Minister of State for Local Development
- In office 5 January 2012 – 4 July 2013
- Prime Minister: Hisham Qandil
- Preceded by: Ahmed Abdeen
- Succeeded by: Adel Labib

Personal details
- Born: 14 February 1951 (age 75) Kafr Mansha Qiwisna
- Party: Freedom and Justice Party
- Education: Menoufia University Colorado State University

= Mohammed Ali Beshr =

Egyptian politician

Mohammed Ali Beshr (also, Bishr; محمد على بشر /arz/; born 14 February 1951) is an Egyptian politician who served as minister of state for local development from 5 January to 4 July 2013. He is one of the prominent figures of the Muslim Brotherhood in Egypt.

==Early life and education==
Beshr was born in Kafr Mansha Qiwisna, Menoufia Governorate in Egypt, on 14 February 1951. He holds a bachelor's degree in engineering, which he received from Menoufia University in 1974. He also obtained a master's degree in power engineering from Shebeen Al Koum Menoufia University in 1979 and a PhD from Colorado State University in 1984.

==Career==
Beshr is an academic. He worked at Menoufia University and Shebeen Al Koum Menoufia University. He joined the Muslim Brotherhood in 1979, and served as head of the students affairs committee, professionals committee and the administrative development committee of the group. Later he became a member of the Muslim Brotherhood shura council and one of the leaders of the group. In addition, he was charged with the Brotherhood's activities in the engineers syndicates beginning in 1997. Beshr was also a member of the Brotherhood's guidance office until 2008.

From 1990 to 1995 Beshr served as the parliament member of Menoufiya's first district. He was a member of the Egypt's Constituent Assembly in 2012, which was responsible for drafting a new constitution. In July 2012, Beshr was named as the deputy rapporteur of the assembly's government committee. On 4 September 2012, Beshr was appointed governor of Menoufia.
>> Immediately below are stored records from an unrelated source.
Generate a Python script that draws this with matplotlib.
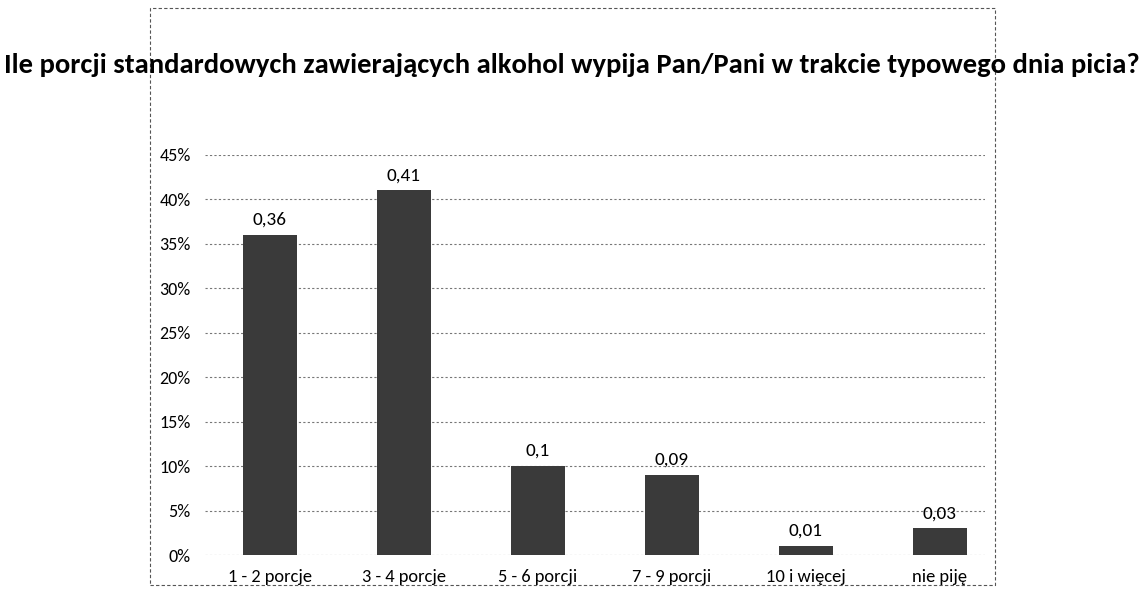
import matplotlib
matplotlib.use("Agg")
import matplotlib.pyplot as plt
from matplotlib.patches import Rectangle
from matplotlib.ticker import FuncFormatter

FONT = ['Carlito', 'DejaVu Sans']
plt.rcParams['font.family'] = FONT

categories = ["1 - 2 porcje", "3 - 4 porcje", "5 - 6 porcji", "7 - 9 porcji", "10 i więcej", "nie piję"]
values = [0.36, 0.41, 0.10, 0.09, 0.01, 0.03]
value_labels = ["0,36", "0,41", "0,1", "0,09", "0,01", "0,03"]
title = "Ile porcji standardowych zawierających alkohol wypija Pan/Pani w trakcie typowego dnia picia?"

fig = plt.figure(figsize=(11.44, 5.92), dpi=100)
ax = fig.add_axes([0.179, 0.0625, 0.682, 0.676])

x = list(range(len(categories)))
ax.bar(x, values, width=0.40, color='#3a3a3a', zorder=3)
for xi, v, lab in zip(x, values, value_labels):
    ax.text(xi, v + 0.008, lab, ha='center', va='bottom', fontsize=13.8)

ax.set_ylim(0, 0.45)
ax.set_xlim(-0.485, 5.336)
ax.set_yticks([i * 0.05 for i in range(10)])
ax.yaxis.set_major_formatter(FuncFormatter(lambda v, p: f"{round(v*100)}%"))
ax.set_xticks(x)
ax.set_xticklabels(categories, fontsize=13.3)
for lab in ax.get_yticklabels():
    lab.set_fontsize(13)
ax.grid(axis='y', color='#777777', linestyle=(0, (2, 2)), linewidth=0.8, zorder=0)
ax.tick_params(length=0, pad=10)
for s in ax.spines.values():
    s.set_visible(False)

# outer dashed chart frame
fig.patches.append(Rectangle((150/1144, 1 - 585/592), 845/1144, 577/592,
                             transform=fig.transFigure, fill=False,
                             edgecolor='#555555', linestyle=(0, (3, 2)), linewidth=0.8))

fig.text(0.5, 1 - 65/592, title, ha='center', va='center', fontsize=20.6,
         fontweight='bold')

fig.savefig("out.png", dpi=100)
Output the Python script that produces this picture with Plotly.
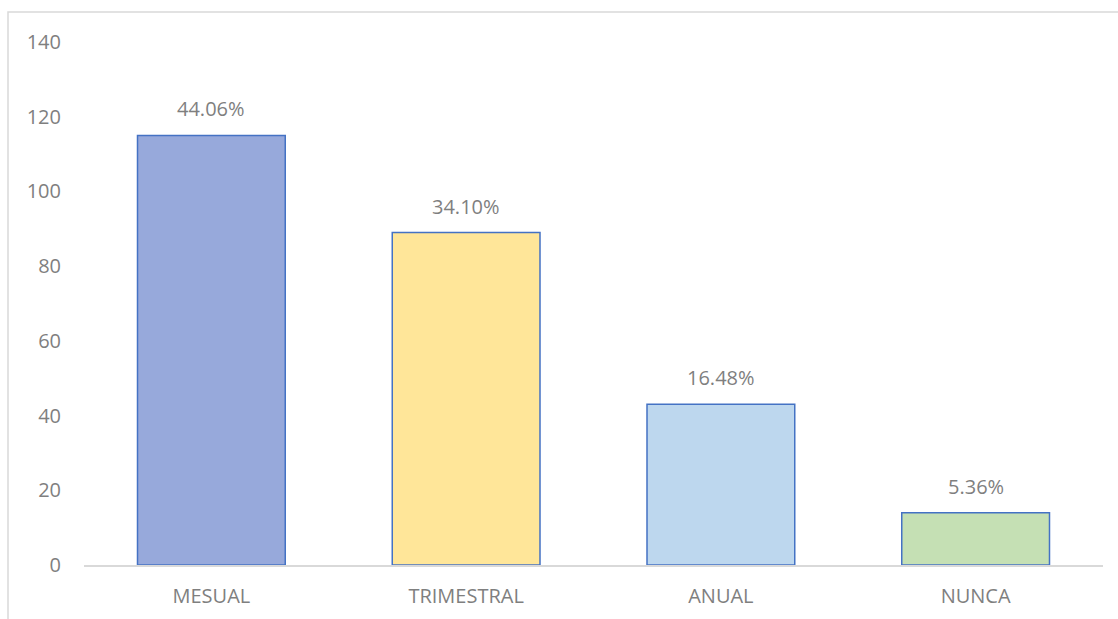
import plotly.graph_objects as go

categories = ["MESUAL", "TRIMESTRAL", "ANUAL", "NUNCA"]
counts = [115, 89, 43, 14]
pct_labels = ["44.06%", "34.10%", "16.48%", "5.36%"]
fill_colors = ["#97A9DB", "#FFE699", "#BDD7EE", "#C5E0B4"]
y_ticks = [0, 20, 40, 60, 80, 100, 120, 140]

W, H = 1118, 619
L, R, T, B = 84, 15, 42, 54
pw, ph = W - L - R, H - T - B
FS = 20
TXT = "#7F7F7F"

fig = go.Figure(go.Bar(
    x=categories, y=counts,
    marker=dict(color=fill_colors, line=dict(color="#4472C4", width=1.5)),
    width=0.58,
    cliponaxis=False,
))

for c, v, t in zip(categories, counts, pct_labels):
    fig.add_annotation(x=c, y=v, text=t, showarrow=False, yanchor="bottom",
                       yshift=11, font=dict(family="Open Sans", size=FS, color=TXT))

def px(x):
    return (x - L) / pw

def py(y):
    return (H - B - y) / ph

fig.update_layout(
    width=W, height=H,
    margin=dict(l=L, r=R, t=T, b=B),
    paper_bgcolor="white", plot_bgcolor="white",
    showlegend=False,
    font=dict(family="Open Sans", size=FS, color=TXT),
    xaxis=dict(showgrid=False, showline=True, linecolor="#D9D9D9", linewidth=1.5,
               ticks="", tickfont=dict(size=FS, color=TXT), ticklabelstandoff=12,
               automargin=False),
    yaxis=dict(range=[0, 140], tickvals=y_ticks, showgrid=False, zeroline=False,
               showline=False, ticks="", tickfont=dict(size=FS, color=TXT),
               ticklabelstandoff=22, automargin=False),
    shapes=[dict(type="rect", xref="paper", yref="paper",
                 x0=px(8), x1=px(1130), y0=py(630), y1=py(12),
                 line=dict(color="#D9D9D9", width=1.5), layer="below")],
)

fig.write_html("out.html")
He was appointed minister of state for local development in a reshuffle to the cabinet headed by Hisham Qandil on 5 January 2013. He replaced Ahmed Abdeen as minister. Beshr is one of the eight members of the Freedom and Justice Party serving in the cabinet. He and other FJP members in the cabinet resigned from office on 4 July 2013 following the 2013 coup in Egypt. His term officially ended on 17 July 2013 when an interim government was formed.

==Arrest==
Beshr was arrested by the Egyptian forces in 1999. After tried in military court, he was sentenced to three years in prison due to being a member of the Brotherhood. He was freed on 8 October 2002. In 2006, he was detained again together with forty other Brotherhood's supporters due to similar reasons.

==Personal life==
Beshr is married and has three children.